To avoid perceptual variations in sound quality, the scalefactor increase should introduce the same additional level of distortion across the respective SFBs of a channel frame. Therefore, it can be assumed that the deltaNoiseLevel value of equation [11] remains the same across the respective SFBs of the channel frame. Therefore, for each of the second to last SFB of a channel frame, delta scalefactor module 506 generates an SCF_delta based on the relationship described above at equation [11], the deltaNoiseLevel determined for the first SFB of the channel frame, and the SCF_base determined for each corresponding SFB of the channel frame.

Band scalefactor generating module 508 is invoked by band scalefactor estimation controller 502 to perform a fourth stage of the band scalefactor estimation process in which a band scalefactor is generated for each SFB in a channel frame, based on the Scf_base and Scf_delta values for each respective SFB of the channel frame, based on equation [12] below.
Scf_band=Scf_base+Scf_delta  [EQ. 12]

Where Scf_band is the determined band scalefactor for the SFB.

FIG. 6 is one embodiment of the frequency hole avoidance module 118 shown in FIG. 1. The energy of some SFBs will be less than the distortion threshold allowed by an Scf_band produced as described above with respect to FIG. 5. This is because the addition of the Scf_delta to the Scf_base increases the threshold distortion allowed by the Scf_band and can cause the spectrum in low energy bands to be quantized to zero, thereby creating a frequency hole. Such frequency holes result in audible quality loss and, therefore, should be avoided. Therefore, the frequency hole avoidance module 118 implements a clipping routine that assures that the Scf_band estimated for a SFB does not result in a frequency hole at that SFB. As shown in FIG. 6, frequency hole avoidance module 118 can include a hole avoidance controller 602, a maximum spectrum value module 604, a maximum scalefactor module 606, and a band scalefactor clipping module 608.

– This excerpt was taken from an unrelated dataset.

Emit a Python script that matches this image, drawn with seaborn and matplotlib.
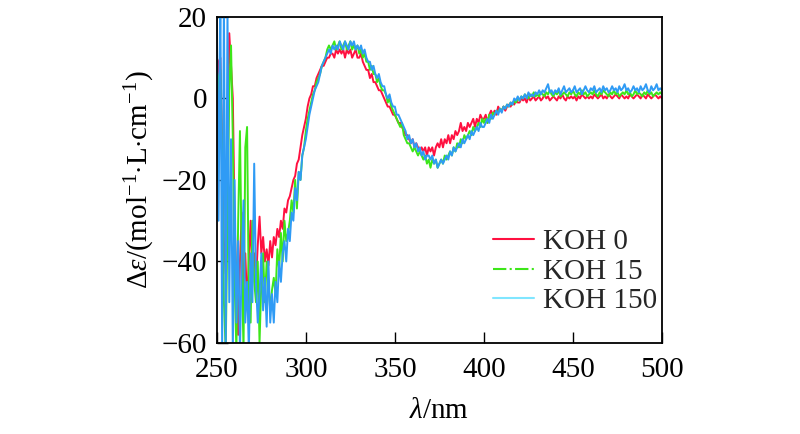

In operation, hole avoidance controller 602 maintains a set of static and/or dynamically updated control parameters that can be used by hole avoidance controller 602 to invoke other modules included in frequency hole avoidance module 118 to perform operations, as described below, in accordance with the control parameters and predetermined process flows, such as the process flow described below with respect to FIG. 13. Hole avoidance controller 602 communicates with band scalefactor estimation controller 502 to receive the Scf_band estimated for a SFB and communicates with psychoacoustic module and signal processing toolset 104 to receive SFB spectrum values. As described below with respect to equation [13], the hole avoidance process can be implemented in multiple stages, each stage relying upon an output generated by a previous stage. In FIG. 6 and FIG. 13, the band scalefactor estimation process is described as a 3-stage process; however, different embodiments may implement the hole avoidance process with any number of stages consistent with the described approach, for example, by combining multiple stages into a single stage, or by splitting a single stage into multiple stages.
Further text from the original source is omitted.